Is Keto Unhealthy & Dangerous?

Is Keto Unhealthy & Dangerous?

Is Keto Unhealthy – Controversy Surrounding LCHF Diets


Some clinicians and nutritionists have expressed concerns pertaining to the elimination of carbs from the diet being both unhealthy and dangerous. The major worries centre around there being a lack of nutrition, since many see this as needing to leave “wholesome” food or meals the way humans have been brought up to consume for generations.

There have been few clinical studies reporting on the adverse effects of long term no-carb or low-carb diets on the constitution and general health. One such study, released by Shape Up America – a non-profit organisation – explores the results of a survey in 2003, wherein they noted that people were inadvertently opening themselves up to health issues due to misunderstandings about low-carb diets. It also revealed that people were more likely to blame carbohydrates as the chief cause of weight gain, as opposed to monitoring calories.

In the published article that has now been taken offline, the founder of Shape Up America, former U.S. Surgeon General C. Everett Koop stated that “diets that restrict the consumption of entire food groups — especially essential carbohydrates like fruits and vegetables — are unhealthy and can be dangerous”.

As per some surveys and nutritionist feedback, the consumption of a low carb diet causes, among other things:

  • diarrhoea
  • constipation
  • dehydration
  • rashes, etc.

Some people also report feeling weak and/or nauseated when restricting carb intake. The sudden deprivation of sugar and comfort food which provides an energy spike to the system also causes irritability among first timers.

On the other hand

Other studies like the one released by the New England Journal of Medicine, however, have shown that low-carb diets resulted in lowered triglyceride levels, provided that the protein and fat sources come from healthier alternatives such as vegetables. The results showed that women that consumed a low-carb high-fat diet were at a lower risk of heart disease and type 2 diabetes as opposed to those that followed a high-carb low-fat diet.

While extreme diets and nutrition deprivation can harm metabolism, the ketogenic diet – if done right – provides significant health improvements. As with anything else, the key is moderation and ensuring awareness about food intake. Nutritional requirements are met when fulfilled through natural sources such as vegetables and mixed berries. Greek yoghurt, avocados and MCT oil are amazing sources of healthy fats with several reported benefits.
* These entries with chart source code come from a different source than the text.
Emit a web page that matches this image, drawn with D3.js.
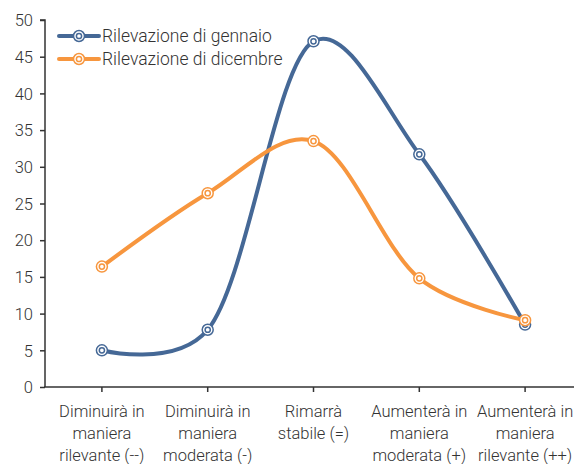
<!DOCTYPE html>
<html>
<head>
<meta charset="utf-8">
<script src="https://cdn.jsdelivr.net/npm/d3@7"></script>
<style>
  body { margin: 0; background: #fff; }
  text { font-family: Roboto, "Noto Sans", sans-serif; font-weight: 300; fill: #333; }
</style>
</head>
<body>
<svg id="chart" width="574" height="464"></svg>
<script>
const categories = [
  ["Diminuirà in", "maniera", "rilevante (--)"],
  ["Diminuirà in", "maniera", "moderata (-)"],
  ["Rimarrà", "stabile (=)"],
  ["Aumenterà in", "maniera", "moderata (+)"],
  ["Aumenterà in", "maniera", "rilevante (++)"]
];
const seriesNames = ["Rilevazione di gennaio", "Rilevazione di dicembre"];
const january = [5.0, 7.8, 47.1, 31.7, 8.5];
const december = [16.4, 26.4, 33.5, 14.8, 9.1];
const yTicks = [0, 5, 10, 15, 20, 25, 30, 35, 40, 45, 50];
const colors = ["#456896", "#F7963E"];

const svg = d3.select("#chart");

const xScale = d3.scalePoint()
  .domain(d3.range(categories.length))
  .range([49, 578])
  .padding(0.5);

const yScale = d3.scaleLinear()
  .domain([0, 50])
  .range([387, 20]);

//Y axis
const yAxis = svg.append("g")
  .attr("transform", "translate(45,0)")
  .call(d3.axisLeft(yScale).tickValues(yTicks).tickSize(5).tickPadding(7));
yAxis.selectAll("text").style("font-size", "16.5px").attr("dy", "0.35em");
yAxis.selectAll("line, path").attr("stroke", "#333").attr("stroke-width", 1.5);
yAxis.select(".domain").attr("d", "M0,387V20H-5");

//X axis
const xAxis = svg.append("g")
  .attr("transform", "translate(0,387)");
xAxis.append("line")
  .attr("x1", 44).attr("x2", 574)
  .attr("stroke", "#333").attr("stroke-width", 1.5);
xAxis.selectAll(".tick")
  .data(categories)
  .join("line")
    .attr("x1", (d, i) => xScale(i))
    .attr("x2", (d, i) => xScale(i))
    .attr("y1", 0).attr("y2", 5)
    .attr("stroke", "#333").attr("stroke-width", 1.5);
xAxis.selectAll(".label")
  .data(categories)
  .join("text")
    .attr("class", "label")
    .attr("text-anchor", "middle")
    .style("font-size", "16.5px")
    .each(function(d, i) {
      d3.select(this).selectAll("tspan")
        .data(d)
        .join("tspan")
          .attr("x", xScale(i))
          .attr("y", (t, j) => 30 + j * 22)
          .text(t => t);
    });

//Lines
const line = d3.line()
  .x((d, i) => xScale(i))
  .y(d => yScale(d))
  .curve(d3.curveCatmullRom.alpha(0.2));

const allSeries = [january, december];

const drawMarker = (g, x, y, color) => {
  g.append("circle").attr("cx", x).attr("cy", y).attr("r", 5.5)
    .attr("fill", "#fff").attr("stroke", color).attr("stroke-width", 1.5);
  g.append("circle").attr("cx", x).attr("cy", y).attr("r", 2.6)
    .attr("fill", "#fff").attr("stroke", color).attr("stroke-width", 1.5);
};

allSeries.forEach((values, s) => {
  svg.append("path")
    .attr("d", line(values))
    .attr("fill", "none")
    .attr("stroke", colors[s])
    .attr("stroke-width", 4)
    .attr("stroke-linecap", "round");
});

allSeries.forEach((values, s) => {
  const g = svg.append("g");
  values.forEach((v, i) => drawMarker(g, xScale(i), yScale(v), colors[s]));
});

//Legend
const legend = svg.append("g");
seriesNames.forEach((name, s) => {
  const y = 36 + s * 23;
  legend.append("line")
    .attr("x1", 59).attr("x2", 99)
    .attr("y1", y).attr("y2", y)
    .attr("stroke", colors[s]).attr("stroke-width", 4)
    .attr("stroke-linecap", "round");
  drawMarker(legend, 79, y, colors[s]);
  legend.append("text")
    .attr("x", 102).attr("y", y + 6)
    .style("font-size", "17.5px")
    .text(name);
});
</script>
</body>
</html>
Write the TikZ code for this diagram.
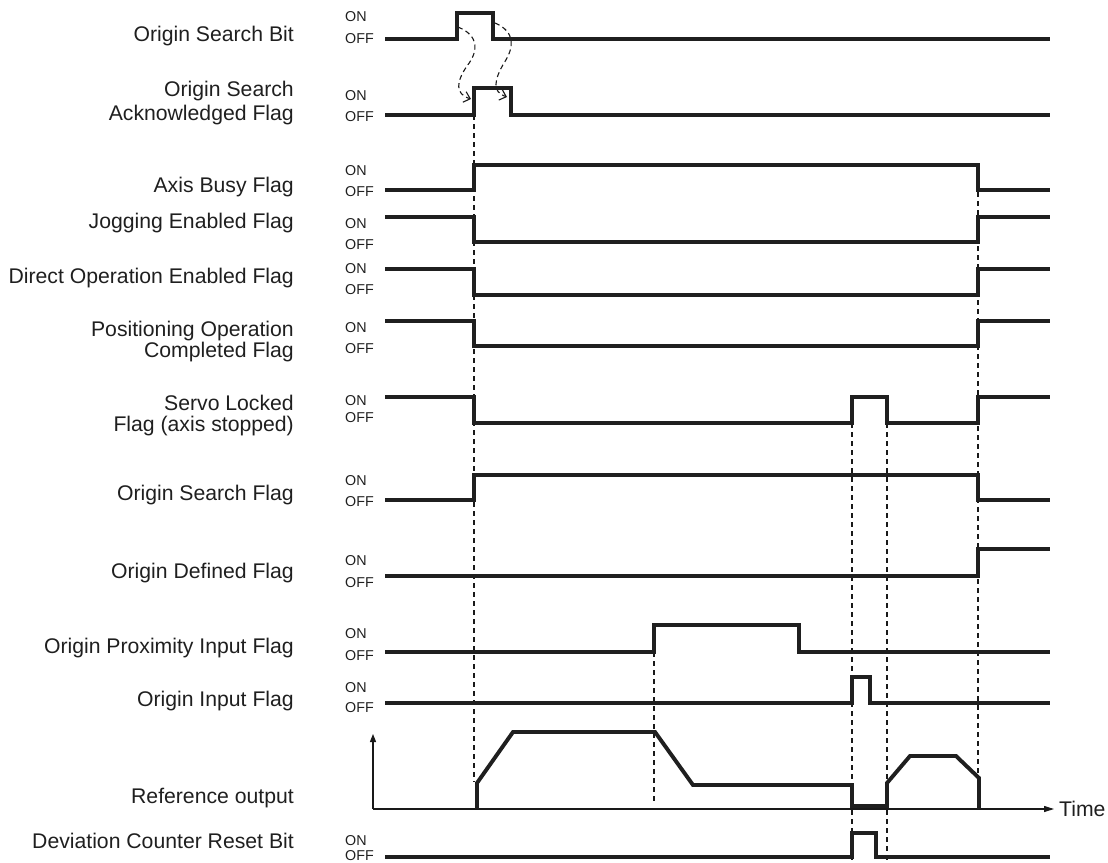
\documentclass[tikz,border=0pt]{standalone}
\usepackage{fontspec}
\setmainfont{Liberation Sans}
\usetikzlibrary{arrows.meta}
\newcommand\OnOffPair[3]{%
  \node[onoff] (#1on) at (345,#2) {ON};
  \node[onoff] (#1off) at (345,#3) {OFF};}
\begin{document}
\begin{tikzpicture}[x=1pt,y=-1pt,
  sig/.style={line width=3.9pt, line join=miter, color=black!88},
  guide/.style={line width=1.2pt, dash pattern=on 5pt off 4pt, color=black!90},
  curvy/.style={line width=1.1pt, dash pattern=on 5pt off 3.5pt, color=black!90,
     -{Straight Barb[length=6pt,width=11pt,line width=1.1pt]}},
  axisline/.style={line width=1.1pt, color=black!90},
  lbl/.style={anchor=base east, inner sep=0pt, font=\fontsize{21.2}{21}\selectfont, text=black!88},
  onoff/.style={anchor=base west, inner sep=0pt, font=\fontsize{14.3}{14}\selectfont, text=black!88},
  ]
\useasboundingbox (0,0) rectangle (1108,862);

% ---------- labels ----------
\node[lbl] (l1)  at (294,41.7)  {Origin Search Bit};
\node[lbl] (l2a) at (294,96.7)  {Origin Search};
\node[lbl] (l2b) at (294,120)   {Acknowledged Flag};
\node[lbl] (l3)  at (294,192.7) {Axis Busy Flag};
\node[lbl] (l4)  at (294,228)   {Jogging Enabled Flag};
\node[lbl] (l5)  at (294,283)   {Direct Operation Enabled Flag};
\node[lbl] (l6a) at (294,336.5) {Positioning Operation};
\node[lbl] (l6b) at (294,357.5) {Completed Flag};
\node[lbl] (l7a) at (294,410.7) {Servo Locked};
\node[lbl] (l7b) at (294,431.7) {Flag (axis stopped)};
\node[lbl] (l8)  at (294,500)   {Origin Search Flag};
\node[lbl] (l9)  at (294,578)   {Origin Defined Flag};
\node[lbl] (l10) at (294,653.3) {Origin Proximity Input Flag};
\node[lbl] (l11) at (294,706.7) {Origin Input Flag};
\node[lbl] (l12) at (294,803.3) {Reference output};
\node[lbl] (l13) at (294,848.3) {Deviation Counter Reset Bit};

% ---------- ON / OFF ----------
\OnOffPair{a}{21.7}{43}
\OnOffPair{b}{100}{121.7}
\OnOffPair{c}{175}{196}
\OnOffPair{d}{228}{249}
\OnOffPair{e}{273}{294}
\OnOffPair{f}{332}{353}
\OnOffPair{g}{405}{422}
\OnOffPair{h}{485}{506}
\OnOffPair{i}{565}{587}
\OnOffPair{j}{638}{660}
\OnOffPair{k}{692}{712}
\OnOffPair{m}{845}{860.5}

% ---------- guide coordinates ----------
\coordinate (gAtop) at (474,115);  \coordinate (gAbot) at (474,782);
\coordinate (gBtop) at (654,652);  \coordinate (gBbot) at (654,802);
\coordinate (gCtop) at (852,423);  \coordinate (gCbot) at (852,860);
\coordinate (gDtop) at (887,423);  \coordinate (gDbot) at (887,862);
\coordinate (gEtop) at (978,165);  \coordinate (gEbot) at (978,778);
\draw[guide] (gAtop) -- (gAbot);
\draw[guide] (gBtop) -- (gBbot);
\draw[guide] (gCtop) -- (gCbot);
\draw[guide] (gDtop) -- (gDbot);
\draw[guide] (gEtop) -- (gEbot);

% ---------- curved dashed arrows ----------
\coordinate (c1s) at (458,27);  \coordinate (c1e) at (471,99);
\coordinate (c2s) at (495,23);  \coordinate (c2e) at (507,97);
\draw[curvy] (c1s) .. controls (480,36) and (478,52) .. (467,66)
                   .. controls (456,82) and (455,94) .. (c1e);
\draw[curvy] (c2s) .. controls (516,32) and (514,48) .. (504,63)
                   .. controls (494,80) and (492,92) .. (c2e);

% ---------- signals ----------
\draw[sig] (385,39) -- (457,39) -- (457,13) -- (493,13) -- (493,39) -- (1050,39);
\draw[sig] (385,115) -- (474,115) -- (474,88) -- (511,88) -- (511,115) -- (1050,115);
\draw[sig] (385,190) -- (474,190) -- (474,165) -- (978,165) -- (978,190) -- (1050,190);
\draw[sig] (385,217) -- (474,217) -- (474,242) -- (978,242) -- (978,217) -- (1050,217);
\draw[sig] (385,269) -- (474,269) -- (474,295) -- (978,295) -- (978,269) -- (1050,269);
\draw[sig] (385,321) -- (474,321) -- (474,346) -- (978,346) -- (978,321) -- (1050,321);
\draw[sig] (385,397) -- (474,397) -- (474,423) -- (852,423) -- (852,397) -- (887,397)
           -- (887,423) -- (978,423) -- (978,397) -- (1050,397);
\draw[sig] (385,500) -- (474,500) -- (474,475) -- (978,475) -- (978,500) -- (1050,500);
\draw[sig] (385,576) -- (978,576) -- (978,549) -- (1050,549);
\draw[sig] (385,652) -- (654,652) -- (654,625) -- (799,625) -- (799,652) -- (1050,652);
\draw[sig] (385,703) -- (852,703) -- (852,677) -- (870,677) -- (870,703) -- (1050,703);
\draw[sig] (385,857) -- (852,857) -- (852,833) -- (876,833) -- (876,857) -- (1050,857);

% ---------- reference output axes ----------
\coordinate (origin) at (373,809);
\coordinate (ytip) at (373,734);
\coordinate (xtip) at (1054,809);
\draw[axisline,-{Triangle[length=8pt,width=6pt]}] (origin) -- (ytip);
\draw[axisline,-{Triangle[length=10pt,width=6pt]}] (origin) -- (xtip);
\node[anchor=base west, inner sep=0pt, font=\fontsize{21.2}{21}\selectfont, text=black!88] (time) at (1059,816) {Time};

% ---------- reference output profile ----------
\draw[sig] (477,809) -- (477,783) -- (513,732) -- (655,732) -- (693,785) -- (852,785)
           -- (852,806) -- (887,806) -- (887,783) -- (910,756) -- (956,756) -- (979,778) -- (979,809);
\end{tikzpicture}
\end{document}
Understanding macronutrients or macros is Keto 101 and is a cornerstone of the IIFYM (If It Fits Your Macros) mantra. So you might have a spoon of peanut butter or fat bomb, but this can be offset by eating a low-carb meal such as broccoli soup or grilled chicken.

The best way to go about sustainable weight loss is to supplement diet with moderate exercise for a few days a week, depending on your lifestyle. A 30-minute brisk walk will go a long way in helping you with your health/weight goals. Weight training is also an excellent workout – coupled with the keto diet, it’ll help ensure that you do not lose any muscle mass.
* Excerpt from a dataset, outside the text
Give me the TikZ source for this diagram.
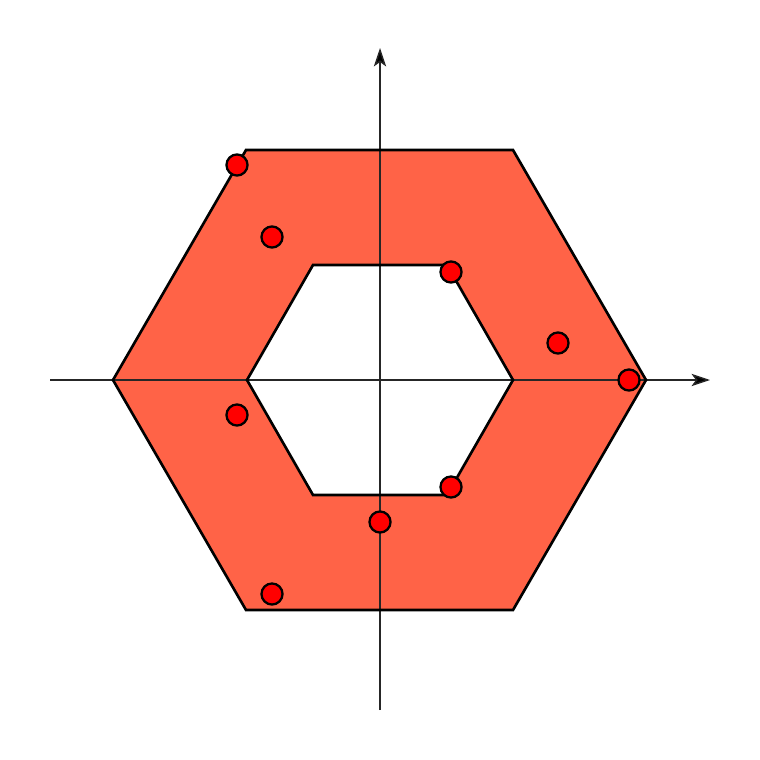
\documentclass[tikz,border=0pt]{standalone}
\usetikzlibrary{arrows.meta}
\definecolor{tomatofill}{RGB}{255,99,71}
\begin{document}
\begin{tikzpicture}[x=0.02cm,y=-0.02cm,
  axis/.style={line width=0.8pt,draw=black!85,-{Stealth[length=10.5pt,width=7pt,inset=2.5pt,fill=black]}},
  pt/.style={circle,draw=black,line width=1.3pt,fill=red,minimum size=12pt,inner sep=0pt}]
\useasboundingbox (0,0) rectangle (760,760);
\fill[tomatofill,even odd rule] (113,380) -- (246,150) -- (513,150) -- (646,380) -- (513,610) -- (246,610) -- cycle
  (247,380) -- (313,265) -- (447,265) -- (513,380) -- (447,495) -- (313,495) -- cycle;
\coordinate (xs) at (50,380); \coordinate (xe) at (710,380);
\coordinate (ys) at (380,710); \coordinate (ye) at (380,48);
\draw[axis] (xs) -- (xe);
\draw[axis] (ys) -- (ye);
\draw[line width=1.5pt,line join=miter] (113,380) -- (246,150) -- (513,150) -- (646,380) -- (513,610) -- (246,610) -- cycle
  (247,380) -- (313,265) -- (447,265) -- (513,380) -- (447,495) -- (313,495) -- cycle;
\node[pt] (p1) at (237,165) {};
\node[pt] (p2) at (272,237) {};
\node[pt] (p3) at (451,272) {};
\node[pt] (p4) at (558,343) {};
\node[pt] (p5) at (629,380) {};
\node[pt] (p6) at (237,415) {};
\node[pt] (p7) at (380,522) {};
\node[pt] (p8) at (451,487) {};
\node[pt] (p9) at (272,594) {};
\end{tikzpicture}
\end{document}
The body is programmed to adapt to any situation it is put through. While the initial trudges of a keto diet may seem like a cruel and unusual punishment to some, the benefits far outweigh any initial malaise, and, according to most clinical studies, has a lasting positive impact on health and well being. It is imperative to be prepared for the road that lies ahead when a ketogenic lifestyle is chosen. This can be made much easier with the help of multivitamin supplements and high water intake.